▶ Task description:
Repeat each entry as written, dropping any picture you find.

▶ Data records:

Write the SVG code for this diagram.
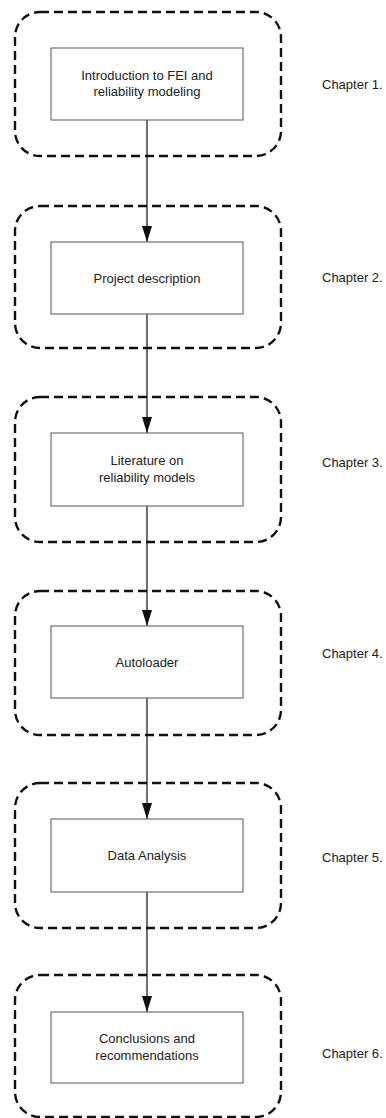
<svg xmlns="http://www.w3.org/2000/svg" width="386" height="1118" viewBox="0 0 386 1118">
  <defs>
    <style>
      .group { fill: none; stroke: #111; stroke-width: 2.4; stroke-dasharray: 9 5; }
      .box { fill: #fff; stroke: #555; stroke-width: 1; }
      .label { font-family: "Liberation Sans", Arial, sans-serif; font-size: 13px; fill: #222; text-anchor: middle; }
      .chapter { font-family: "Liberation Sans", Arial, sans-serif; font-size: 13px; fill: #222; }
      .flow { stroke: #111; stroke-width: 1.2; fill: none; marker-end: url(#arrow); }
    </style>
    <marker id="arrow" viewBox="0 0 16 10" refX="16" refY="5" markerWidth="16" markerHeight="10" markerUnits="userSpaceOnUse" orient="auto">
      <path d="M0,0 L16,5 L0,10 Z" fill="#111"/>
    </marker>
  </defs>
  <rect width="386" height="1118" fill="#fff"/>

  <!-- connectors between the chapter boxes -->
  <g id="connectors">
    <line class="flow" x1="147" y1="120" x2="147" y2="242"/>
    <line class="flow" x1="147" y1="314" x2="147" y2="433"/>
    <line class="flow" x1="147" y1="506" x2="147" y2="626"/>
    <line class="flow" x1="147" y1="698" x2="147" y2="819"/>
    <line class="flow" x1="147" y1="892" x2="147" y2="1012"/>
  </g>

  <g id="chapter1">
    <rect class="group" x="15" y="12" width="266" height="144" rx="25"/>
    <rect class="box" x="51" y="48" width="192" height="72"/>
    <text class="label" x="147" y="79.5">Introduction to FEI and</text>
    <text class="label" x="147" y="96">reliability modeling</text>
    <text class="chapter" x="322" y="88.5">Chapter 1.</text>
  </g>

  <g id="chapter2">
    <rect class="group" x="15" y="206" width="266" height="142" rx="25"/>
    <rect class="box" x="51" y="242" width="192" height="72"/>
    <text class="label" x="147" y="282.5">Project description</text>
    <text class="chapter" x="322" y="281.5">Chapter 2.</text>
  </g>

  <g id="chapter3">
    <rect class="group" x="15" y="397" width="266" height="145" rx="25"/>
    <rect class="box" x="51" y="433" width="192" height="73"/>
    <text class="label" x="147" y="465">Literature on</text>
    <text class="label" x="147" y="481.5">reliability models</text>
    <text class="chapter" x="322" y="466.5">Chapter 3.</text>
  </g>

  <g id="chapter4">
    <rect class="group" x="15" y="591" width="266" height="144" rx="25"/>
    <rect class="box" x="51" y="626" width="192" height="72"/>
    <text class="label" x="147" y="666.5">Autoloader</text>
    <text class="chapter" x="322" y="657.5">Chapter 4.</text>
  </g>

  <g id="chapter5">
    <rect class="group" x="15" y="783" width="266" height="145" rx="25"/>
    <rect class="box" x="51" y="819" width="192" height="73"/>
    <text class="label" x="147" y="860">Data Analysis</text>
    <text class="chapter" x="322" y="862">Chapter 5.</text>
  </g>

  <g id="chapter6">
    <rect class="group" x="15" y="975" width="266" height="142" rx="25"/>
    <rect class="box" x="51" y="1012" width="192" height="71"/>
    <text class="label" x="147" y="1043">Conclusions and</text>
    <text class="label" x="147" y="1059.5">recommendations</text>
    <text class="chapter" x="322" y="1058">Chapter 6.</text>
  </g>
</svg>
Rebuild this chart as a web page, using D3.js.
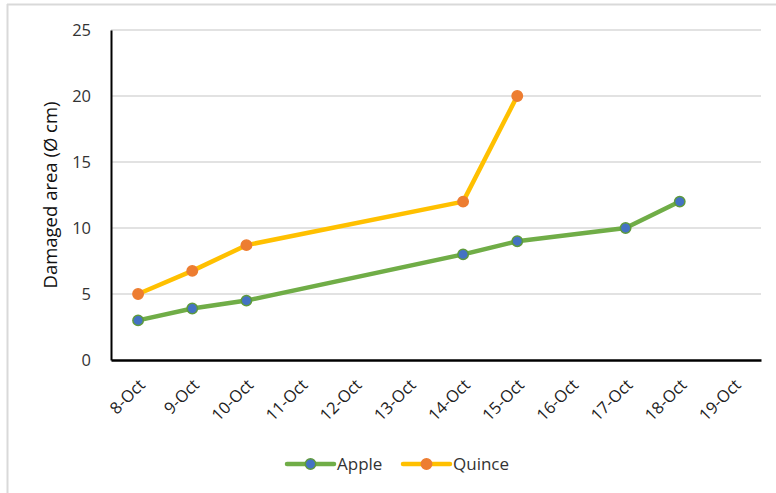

▶ Result of this exercise:
Write the SVG code for this diagram.
<svg xmlns="http://www.w3.org/2000/svg" width="386" height="1118" viewBox="0 0 386 1118">
  <defs>
    <style>
      .group { fill: none; stroke: #111; stroke-width: 2.4; stroke-dasharray: 9 5; }
      .box { fill: #fff; stroke: #555; stroke-width: 1; }
      .label { font-family: "Liberation Sans", Arial, sans-serif; font-size: 13px; fill: #222; text-anchor: middle; }
      .chapter { font-family: "Liberation Sans", Arial, sans-serif; font-size: 13px; fill: #222; }
      .flow { stroke: #111; stroke-width: 1.2; fill: none; marker-end: url(#arrow); }
    </style>
    <marker id="arrow" viewBox="0 0 16 10" refX="16" refY="5" markerWidth="16" markerHeight="10" markerUnits="userSpaceOnUse" orient="auto">
      <path d="M0,0 L16,5 L0,10 Z" fill="#111"/>
    </marker>
  </defs>
  <rect width="386" height="1118" fill="#fff"/>

  <!-- connectors between the chapter boxes -->
  <g id="connectors">
    <line class="flow" x1="147" y1="120" x2="147" y2="242"/>
    <line class="flow" x1="147" y1="314" x2="147" y2="433"/>
    <line class="flow" x1="147" y1="506" x2="147" y2="626"/>
    <line class="flow" x1="147" y1="698" x2="147" y2="819"/>
    <line class="flow" x1="147" y1="892" x2="147" y2="1012"/>
  </g>

  <g id="chapter1">
    <rect class="group" x="15" y="12" width="266" height="144" rx="25"/>
    <rect class="box" x="51" y="48" width="192" height="72"/>
    <text class="label" x="147" y="79.5">Introduction to FEI and</text>
    <text class="label" x="147" y="96">reliability modeling</text>
    <text class="chapter" x="322" y="88.5">Chapter 1.</text>
  </g>

  <g id="chapter2">
    <rect class="group" x="15" y="206" width="266" height="142" rx="25"/>
    <rect class="box" x="51" y="242" width="192" height="72"/>
    <text class="label" x="147" y="282.5">Project description</text>
    <text class="chapter" x="322" y="281.5">Chapter 2.</text>
  </g>

  <g id="chapter3">
    <rect class="group" x="15" y="397" width="266" height="145" rx="25"/>
    <rect class="box" x="51" y="433" width="192" height="73"/>
    <text class="label" x="147" y="465">Literature on</text>
    <text class="label" x="147" y="481.5">reliability models</text>
    <text class="chapter" x="322" y="466.5">Chapter 3.</text>
  </g>

  <g id="chapter4">
    <rect class="group" x="15" y="591" width="266" height="144" rx="25"/>
    <rect class="box" x="51" y="626" width="192" height="72"/>
    <text class="label" x="147" y="666.5">Autoloader</text>
    <text class="chapter" x="322" y="657.5">Chapter 4.</text>
  </g>

  <g id="chapter5">
    <rect class="group" x="15" y="783" width="266" height="145" rx="25"/>
    <rect class="box" x="51" y="819" width="192" height="73"/>
    <text class="label" x="147" y="860">Data Analysis</text>
    <text class="chapter" x="322" y="862">Chapter 5.</text>
  </g>

  <g id="chapter6">
    <rect class="group" x="15" y="975" width="266" height="142" rx="25"/>
    <rect class="box" x="51" y="1012" width="192" height="71"/>
    <text class="label" x="147" y="1043">Conclusions and</text>
    <text class="label" x="147" y="1059.5">recommendations</text>
    <text class="chapter" x="322" y="1058">Chapter 6.</text>
  </g>
</svg>
Rebuild this chart as a web page, using D3.js.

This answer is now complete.